Supplied information
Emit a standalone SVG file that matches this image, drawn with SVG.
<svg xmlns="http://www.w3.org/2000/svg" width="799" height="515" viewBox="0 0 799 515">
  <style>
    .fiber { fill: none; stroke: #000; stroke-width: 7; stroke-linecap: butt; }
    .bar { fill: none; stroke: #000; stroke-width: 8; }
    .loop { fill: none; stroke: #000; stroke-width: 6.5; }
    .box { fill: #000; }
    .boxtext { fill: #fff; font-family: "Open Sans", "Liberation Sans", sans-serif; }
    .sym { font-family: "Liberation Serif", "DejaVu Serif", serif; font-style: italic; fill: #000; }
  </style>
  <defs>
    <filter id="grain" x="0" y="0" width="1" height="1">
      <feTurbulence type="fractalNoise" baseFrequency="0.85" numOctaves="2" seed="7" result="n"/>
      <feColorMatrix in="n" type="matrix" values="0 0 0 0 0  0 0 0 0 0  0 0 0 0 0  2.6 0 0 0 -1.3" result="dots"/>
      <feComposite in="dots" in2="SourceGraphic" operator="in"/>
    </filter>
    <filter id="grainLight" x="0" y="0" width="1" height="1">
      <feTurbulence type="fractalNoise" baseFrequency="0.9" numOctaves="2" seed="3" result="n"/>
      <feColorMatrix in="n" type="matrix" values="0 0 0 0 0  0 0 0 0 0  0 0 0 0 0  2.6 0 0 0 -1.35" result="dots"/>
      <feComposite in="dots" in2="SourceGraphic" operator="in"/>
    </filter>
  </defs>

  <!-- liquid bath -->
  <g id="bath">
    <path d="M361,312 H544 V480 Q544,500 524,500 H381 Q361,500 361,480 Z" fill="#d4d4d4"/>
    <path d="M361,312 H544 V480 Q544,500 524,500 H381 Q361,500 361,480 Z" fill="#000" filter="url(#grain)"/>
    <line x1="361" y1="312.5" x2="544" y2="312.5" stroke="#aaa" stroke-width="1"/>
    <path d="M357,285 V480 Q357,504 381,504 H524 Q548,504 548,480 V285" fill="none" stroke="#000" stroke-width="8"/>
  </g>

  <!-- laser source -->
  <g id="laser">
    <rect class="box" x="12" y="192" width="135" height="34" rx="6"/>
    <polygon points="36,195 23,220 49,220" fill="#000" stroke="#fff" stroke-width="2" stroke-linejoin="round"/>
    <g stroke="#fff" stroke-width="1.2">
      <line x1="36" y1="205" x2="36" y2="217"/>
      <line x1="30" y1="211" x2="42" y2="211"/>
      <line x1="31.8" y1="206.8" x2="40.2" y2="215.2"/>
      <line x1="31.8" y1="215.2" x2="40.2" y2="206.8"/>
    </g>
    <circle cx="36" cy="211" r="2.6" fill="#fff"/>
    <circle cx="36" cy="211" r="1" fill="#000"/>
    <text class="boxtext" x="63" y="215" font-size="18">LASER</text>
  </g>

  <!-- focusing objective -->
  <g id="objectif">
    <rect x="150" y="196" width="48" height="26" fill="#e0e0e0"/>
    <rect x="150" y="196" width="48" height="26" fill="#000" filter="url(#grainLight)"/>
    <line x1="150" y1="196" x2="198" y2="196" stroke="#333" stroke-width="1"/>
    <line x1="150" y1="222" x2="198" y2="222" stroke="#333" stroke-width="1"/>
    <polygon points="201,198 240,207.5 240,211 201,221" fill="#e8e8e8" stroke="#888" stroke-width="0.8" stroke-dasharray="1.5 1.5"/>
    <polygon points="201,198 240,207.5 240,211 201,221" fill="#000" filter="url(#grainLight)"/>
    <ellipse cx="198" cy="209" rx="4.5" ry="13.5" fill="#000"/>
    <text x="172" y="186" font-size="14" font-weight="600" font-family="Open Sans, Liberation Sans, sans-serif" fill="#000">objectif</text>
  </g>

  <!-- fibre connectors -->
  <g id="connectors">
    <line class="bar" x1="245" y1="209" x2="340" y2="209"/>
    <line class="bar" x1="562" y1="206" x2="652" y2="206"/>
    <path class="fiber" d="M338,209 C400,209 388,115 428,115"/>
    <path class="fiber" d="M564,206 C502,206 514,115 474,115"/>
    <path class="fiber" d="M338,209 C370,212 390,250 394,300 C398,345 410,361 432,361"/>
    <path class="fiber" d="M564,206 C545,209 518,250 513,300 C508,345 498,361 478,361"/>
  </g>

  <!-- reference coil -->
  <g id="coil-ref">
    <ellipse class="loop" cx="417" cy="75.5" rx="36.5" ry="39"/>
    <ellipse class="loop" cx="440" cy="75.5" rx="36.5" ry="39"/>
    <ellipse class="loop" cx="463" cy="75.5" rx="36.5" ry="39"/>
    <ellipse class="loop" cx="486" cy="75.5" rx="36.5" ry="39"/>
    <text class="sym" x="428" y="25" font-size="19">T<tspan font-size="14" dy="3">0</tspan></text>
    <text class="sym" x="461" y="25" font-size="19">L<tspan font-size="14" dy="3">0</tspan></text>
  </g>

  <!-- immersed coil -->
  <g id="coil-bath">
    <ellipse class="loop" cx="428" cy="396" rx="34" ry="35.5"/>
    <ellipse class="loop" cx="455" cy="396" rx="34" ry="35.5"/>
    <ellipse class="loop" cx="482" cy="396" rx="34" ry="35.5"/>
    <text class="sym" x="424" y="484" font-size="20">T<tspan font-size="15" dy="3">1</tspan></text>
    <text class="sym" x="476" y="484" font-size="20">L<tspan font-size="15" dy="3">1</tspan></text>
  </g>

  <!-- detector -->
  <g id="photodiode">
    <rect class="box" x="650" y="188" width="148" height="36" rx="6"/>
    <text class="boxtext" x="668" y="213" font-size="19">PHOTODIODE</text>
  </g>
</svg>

---

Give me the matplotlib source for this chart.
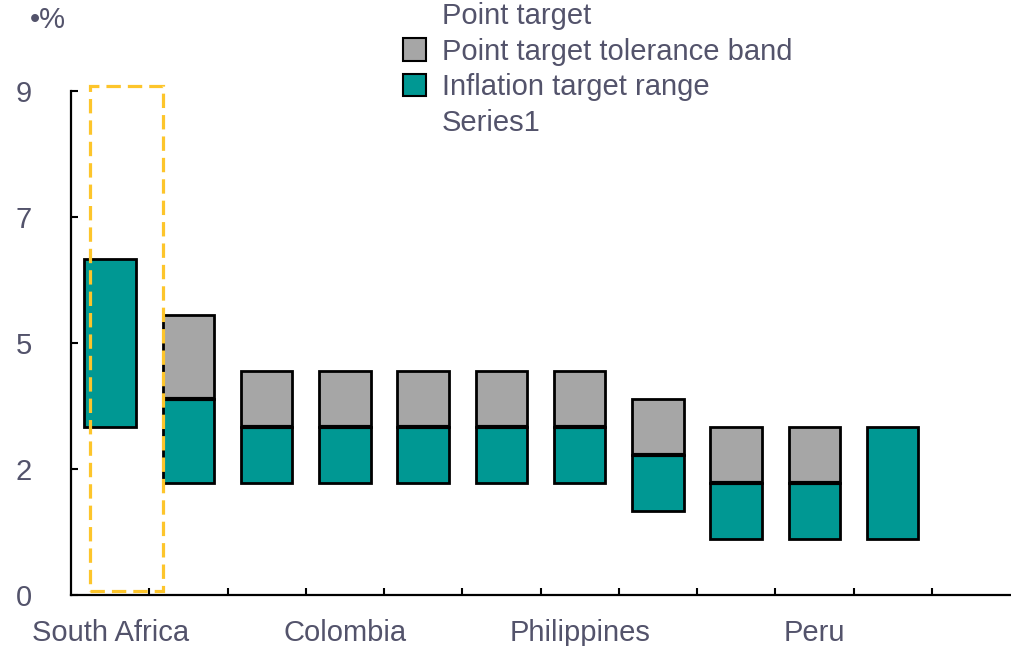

Directive
Select every line where the word "this" occurs.

Final result
Emit a standalone SVG file that matches this image, drawn with SVG.
Give me the matplotlib source for this chart.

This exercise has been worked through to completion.